►
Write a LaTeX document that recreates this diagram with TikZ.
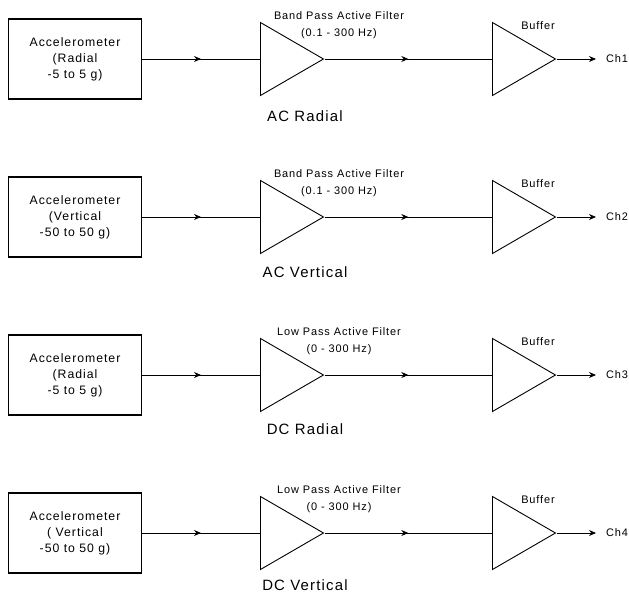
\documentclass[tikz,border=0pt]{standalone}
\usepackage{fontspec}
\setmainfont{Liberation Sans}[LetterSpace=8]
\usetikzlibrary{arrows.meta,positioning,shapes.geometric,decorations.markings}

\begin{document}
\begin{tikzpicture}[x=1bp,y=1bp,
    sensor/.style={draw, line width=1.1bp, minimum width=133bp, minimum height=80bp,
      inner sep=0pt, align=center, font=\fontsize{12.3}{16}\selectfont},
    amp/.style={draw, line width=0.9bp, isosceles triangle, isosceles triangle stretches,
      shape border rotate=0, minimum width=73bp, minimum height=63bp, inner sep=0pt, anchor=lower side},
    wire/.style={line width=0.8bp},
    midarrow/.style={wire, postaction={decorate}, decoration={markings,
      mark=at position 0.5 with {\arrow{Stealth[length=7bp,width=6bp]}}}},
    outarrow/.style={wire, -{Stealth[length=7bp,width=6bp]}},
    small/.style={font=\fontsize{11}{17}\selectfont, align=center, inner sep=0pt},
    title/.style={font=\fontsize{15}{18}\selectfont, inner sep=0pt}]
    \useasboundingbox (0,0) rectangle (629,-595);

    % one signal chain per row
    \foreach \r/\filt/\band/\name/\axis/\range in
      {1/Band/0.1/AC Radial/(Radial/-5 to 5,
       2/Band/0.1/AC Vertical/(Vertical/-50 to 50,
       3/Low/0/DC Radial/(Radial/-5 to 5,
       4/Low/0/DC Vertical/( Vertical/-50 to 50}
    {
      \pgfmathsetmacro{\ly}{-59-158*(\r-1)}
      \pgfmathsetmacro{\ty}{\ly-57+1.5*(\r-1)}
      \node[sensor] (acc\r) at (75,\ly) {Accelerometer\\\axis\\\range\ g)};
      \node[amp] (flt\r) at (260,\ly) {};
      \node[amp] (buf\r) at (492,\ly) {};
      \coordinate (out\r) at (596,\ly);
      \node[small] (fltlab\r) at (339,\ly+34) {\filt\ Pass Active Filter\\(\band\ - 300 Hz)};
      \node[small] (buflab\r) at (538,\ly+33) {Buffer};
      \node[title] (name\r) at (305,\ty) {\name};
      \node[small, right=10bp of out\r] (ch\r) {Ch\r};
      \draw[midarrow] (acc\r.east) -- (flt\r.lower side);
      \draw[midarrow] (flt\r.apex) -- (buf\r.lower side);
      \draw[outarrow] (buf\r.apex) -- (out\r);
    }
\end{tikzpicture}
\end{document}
◄
►
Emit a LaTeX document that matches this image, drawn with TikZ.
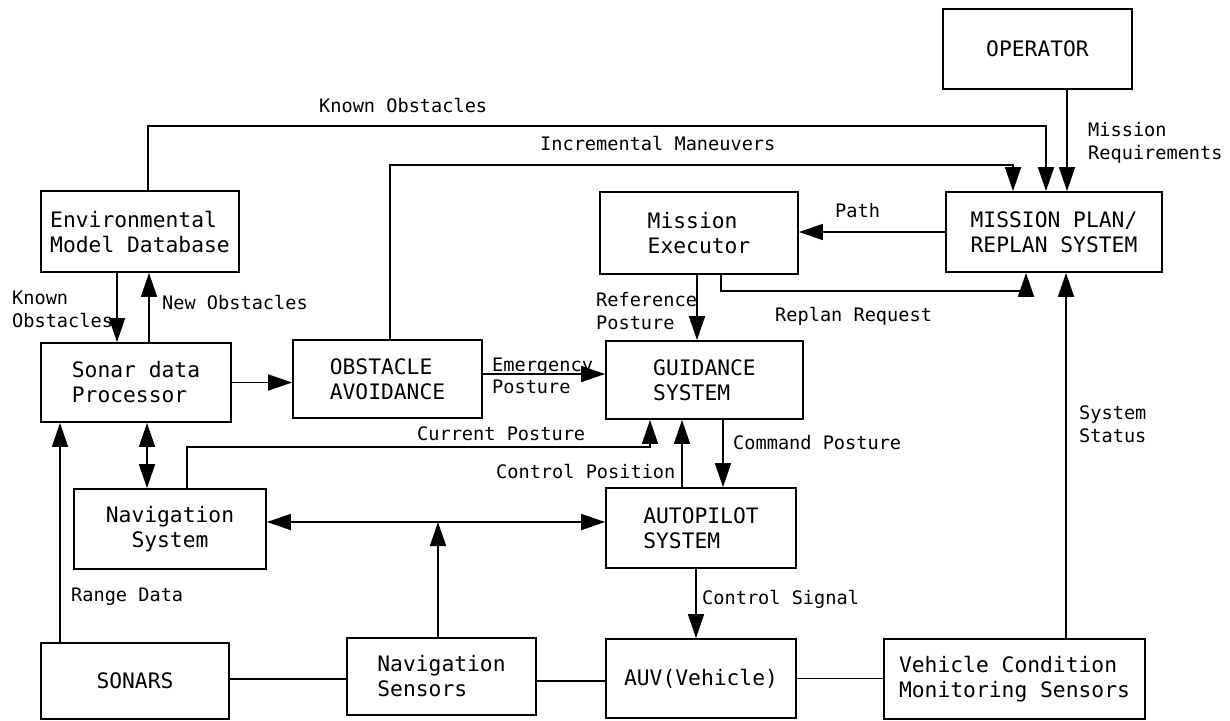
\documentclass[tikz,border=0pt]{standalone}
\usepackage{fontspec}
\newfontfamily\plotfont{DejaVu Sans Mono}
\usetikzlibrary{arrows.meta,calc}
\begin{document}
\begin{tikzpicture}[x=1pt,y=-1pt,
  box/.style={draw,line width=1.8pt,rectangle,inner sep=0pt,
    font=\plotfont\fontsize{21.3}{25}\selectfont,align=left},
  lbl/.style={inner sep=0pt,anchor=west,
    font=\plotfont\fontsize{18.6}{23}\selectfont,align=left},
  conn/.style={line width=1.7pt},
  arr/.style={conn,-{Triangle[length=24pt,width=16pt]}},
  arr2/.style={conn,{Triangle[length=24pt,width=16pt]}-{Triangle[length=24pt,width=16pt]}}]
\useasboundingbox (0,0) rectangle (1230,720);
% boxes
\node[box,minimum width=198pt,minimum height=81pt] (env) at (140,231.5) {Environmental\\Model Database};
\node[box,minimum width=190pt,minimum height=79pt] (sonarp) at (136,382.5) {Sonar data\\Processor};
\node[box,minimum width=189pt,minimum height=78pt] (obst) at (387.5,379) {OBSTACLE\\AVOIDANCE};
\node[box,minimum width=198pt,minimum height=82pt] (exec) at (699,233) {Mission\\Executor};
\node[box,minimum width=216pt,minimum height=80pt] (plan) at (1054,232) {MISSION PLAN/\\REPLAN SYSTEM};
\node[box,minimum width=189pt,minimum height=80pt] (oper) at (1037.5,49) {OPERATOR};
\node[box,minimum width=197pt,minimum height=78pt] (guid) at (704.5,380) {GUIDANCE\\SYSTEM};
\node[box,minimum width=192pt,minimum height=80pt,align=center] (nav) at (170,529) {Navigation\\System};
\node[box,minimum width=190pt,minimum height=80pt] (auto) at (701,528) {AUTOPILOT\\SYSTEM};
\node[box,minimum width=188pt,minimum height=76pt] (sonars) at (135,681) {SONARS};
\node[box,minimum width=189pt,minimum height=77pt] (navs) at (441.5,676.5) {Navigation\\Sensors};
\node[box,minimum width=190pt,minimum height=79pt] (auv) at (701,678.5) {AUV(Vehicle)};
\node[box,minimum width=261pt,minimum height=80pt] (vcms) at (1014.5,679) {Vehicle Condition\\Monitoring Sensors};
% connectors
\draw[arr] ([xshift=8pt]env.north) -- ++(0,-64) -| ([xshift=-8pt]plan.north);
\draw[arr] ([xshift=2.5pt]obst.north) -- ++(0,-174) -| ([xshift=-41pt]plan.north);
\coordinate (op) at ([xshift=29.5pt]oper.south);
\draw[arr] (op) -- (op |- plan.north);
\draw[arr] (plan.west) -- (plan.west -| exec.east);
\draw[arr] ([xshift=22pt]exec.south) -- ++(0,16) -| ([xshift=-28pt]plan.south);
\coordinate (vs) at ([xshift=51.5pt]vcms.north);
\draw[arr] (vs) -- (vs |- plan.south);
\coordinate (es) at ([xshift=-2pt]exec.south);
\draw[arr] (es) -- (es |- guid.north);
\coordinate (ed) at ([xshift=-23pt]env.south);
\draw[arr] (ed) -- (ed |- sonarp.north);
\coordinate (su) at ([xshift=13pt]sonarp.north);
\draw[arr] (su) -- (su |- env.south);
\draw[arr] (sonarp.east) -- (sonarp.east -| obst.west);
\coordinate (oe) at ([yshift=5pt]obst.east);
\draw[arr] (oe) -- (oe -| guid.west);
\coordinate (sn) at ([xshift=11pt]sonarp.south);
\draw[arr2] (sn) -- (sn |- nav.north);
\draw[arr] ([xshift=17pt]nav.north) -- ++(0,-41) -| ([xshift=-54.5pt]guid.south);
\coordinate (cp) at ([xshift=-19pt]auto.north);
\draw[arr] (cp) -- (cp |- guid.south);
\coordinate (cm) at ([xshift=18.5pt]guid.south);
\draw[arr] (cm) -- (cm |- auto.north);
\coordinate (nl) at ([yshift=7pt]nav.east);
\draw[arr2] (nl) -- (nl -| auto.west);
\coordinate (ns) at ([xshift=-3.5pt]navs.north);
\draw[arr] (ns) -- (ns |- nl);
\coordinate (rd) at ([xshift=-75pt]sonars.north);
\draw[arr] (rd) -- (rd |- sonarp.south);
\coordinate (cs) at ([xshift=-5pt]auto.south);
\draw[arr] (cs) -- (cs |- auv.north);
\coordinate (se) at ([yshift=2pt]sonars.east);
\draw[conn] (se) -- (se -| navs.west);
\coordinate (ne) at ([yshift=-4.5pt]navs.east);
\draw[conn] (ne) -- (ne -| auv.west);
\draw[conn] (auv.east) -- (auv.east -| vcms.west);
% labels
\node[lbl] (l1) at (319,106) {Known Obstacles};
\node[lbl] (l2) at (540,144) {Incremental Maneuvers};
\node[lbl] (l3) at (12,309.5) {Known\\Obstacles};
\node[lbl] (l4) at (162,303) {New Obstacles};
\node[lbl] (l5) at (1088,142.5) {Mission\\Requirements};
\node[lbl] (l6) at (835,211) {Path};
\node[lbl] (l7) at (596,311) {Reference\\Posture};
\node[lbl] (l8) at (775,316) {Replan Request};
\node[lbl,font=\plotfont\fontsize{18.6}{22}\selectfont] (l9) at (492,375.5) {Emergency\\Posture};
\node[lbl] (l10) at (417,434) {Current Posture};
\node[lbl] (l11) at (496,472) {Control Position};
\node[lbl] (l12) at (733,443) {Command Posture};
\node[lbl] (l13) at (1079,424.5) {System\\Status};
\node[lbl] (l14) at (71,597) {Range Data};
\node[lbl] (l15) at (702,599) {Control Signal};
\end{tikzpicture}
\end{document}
◄
►
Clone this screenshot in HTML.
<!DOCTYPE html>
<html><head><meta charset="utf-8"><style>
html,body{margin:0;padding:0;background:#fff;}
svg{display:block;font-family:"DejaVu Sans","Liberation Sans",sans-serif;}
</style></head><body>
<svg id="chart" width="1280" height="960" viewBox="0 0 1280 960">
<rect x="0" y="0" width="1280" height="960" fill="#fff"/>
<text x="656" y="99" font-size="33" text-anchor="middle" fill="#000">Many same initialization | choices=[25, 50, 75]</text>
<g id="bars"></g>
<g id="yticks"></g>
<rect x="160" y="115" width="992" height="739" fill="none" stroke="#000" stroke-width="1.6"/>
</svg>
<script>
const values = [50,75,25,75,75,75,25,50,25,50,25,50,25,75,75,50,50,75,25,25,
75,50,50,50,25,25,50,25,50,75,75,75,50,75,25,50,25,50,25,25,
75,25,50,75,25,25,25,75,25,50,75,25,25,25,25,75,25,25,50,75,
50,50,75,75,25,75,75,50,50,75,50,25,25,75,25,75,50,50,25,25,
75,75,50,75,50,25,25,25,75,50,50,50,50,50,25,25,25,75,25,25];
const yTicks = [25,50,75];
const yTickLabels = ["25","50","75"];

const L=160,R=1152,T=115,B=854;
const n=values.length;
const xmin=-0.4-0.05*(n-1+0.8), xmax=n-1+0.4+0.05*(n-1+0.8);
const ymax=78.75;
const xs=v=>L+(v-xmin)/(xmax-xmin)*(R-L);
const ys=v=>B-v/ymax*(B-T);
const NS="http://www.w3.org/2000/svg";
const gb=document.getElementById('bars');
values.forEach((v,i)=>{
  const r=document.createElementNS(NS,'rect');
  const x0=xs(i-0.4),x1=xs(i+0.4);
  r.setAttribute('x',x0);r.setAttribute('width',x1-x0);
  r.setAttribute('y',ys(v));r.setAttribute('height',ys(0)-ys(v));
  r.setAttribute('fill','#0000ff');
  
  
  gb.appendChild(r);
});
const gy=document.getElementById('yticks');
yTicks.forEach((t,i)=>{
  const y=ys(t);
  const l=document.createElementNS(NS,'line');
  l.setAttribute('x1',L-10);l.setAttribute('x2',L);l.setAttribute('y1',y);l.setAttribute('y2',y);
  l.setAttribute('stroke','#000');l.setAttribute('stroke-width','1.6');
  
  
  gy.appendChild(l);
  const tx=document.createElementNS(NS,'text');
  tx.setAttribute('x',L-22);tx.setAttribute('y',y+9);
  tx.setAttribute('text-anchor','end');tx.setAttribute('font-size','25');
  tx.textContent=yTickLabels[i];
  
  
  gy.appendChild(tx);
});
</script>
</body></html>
◄
» **WORK INSTRUCTIONS**
Read the data above and pull out each line that holds the string "this".

» **RESPONSE**
Write a LaTeX document that recreates this diagram with TikZ.
Emit a LaTeX document that matches this image, drawn with TikZ.
Clone this screenshot in HTML.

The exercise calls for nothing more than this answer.